By this I mean, when you write code, what exactly gives that the power to do anything is it more code? 0’s and 1’s? more so, what gives that thing the power to do anything? At some stage I can only deduce what must just be magic making it work because it’ll boil down to something metal and plastic ‘talking to’ an electric current, which doesn’t make sense at all
In: Engineering
From the start of writing code and all the way down to electrical signals go a lot of layers of abstraction. I think it’s easier to start from the bottom and go all the way up:
– Let’s take a light. You can turn your light on (1) and off (0).
– A screen is basically a set of a lot of tiny lights arranged in a grid. Someone made a basic controller that will read a stream of 1’s and 0’s to turn on each of those lights.
– Now comes the processor. It’s easy to make one that just counts 2 numbers together by [comparing input signals](https://www.wikihow.com/Add-Binary-Numbers). The result can be sent to the previous display controller by converting that result it into a stream of 1s and 0’s (eg 3+4=7. This 7 can be mapped to a long line of 1s and 0s to display it on our primitive screen)
– similarly the processor can perform other commands: subtract, multiply, store in memory, read from memory.
– one smart person created a language (assembly) that instead of writing 1s and 0s to let the processor do these commands, you could use simple text commands.

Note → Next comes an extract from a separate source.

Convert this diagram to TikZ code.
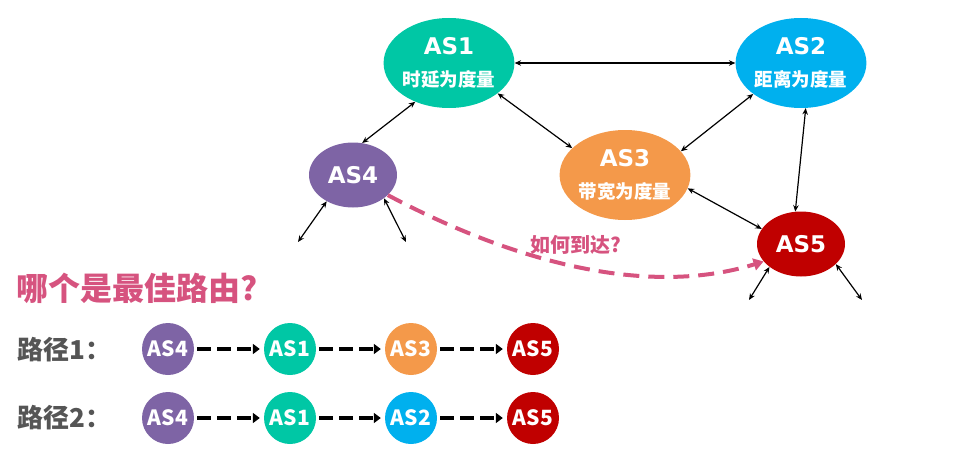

When you write such a program, you let it compile (convert) the text into those bits.
– another smart person then used that language to create a higher level language. It would use those simple functions to let you write `if`, `loop` and many more commands that are more human readable. Again when you compile that text, with the help of the assembly language, it turns into 1s and 0s
– now you can create another higher level (easier) language which just combines these commands of the previous language.
You could go on and on, and developers basically write functions that just combine the available functions of a language like it’s a set of LEGO.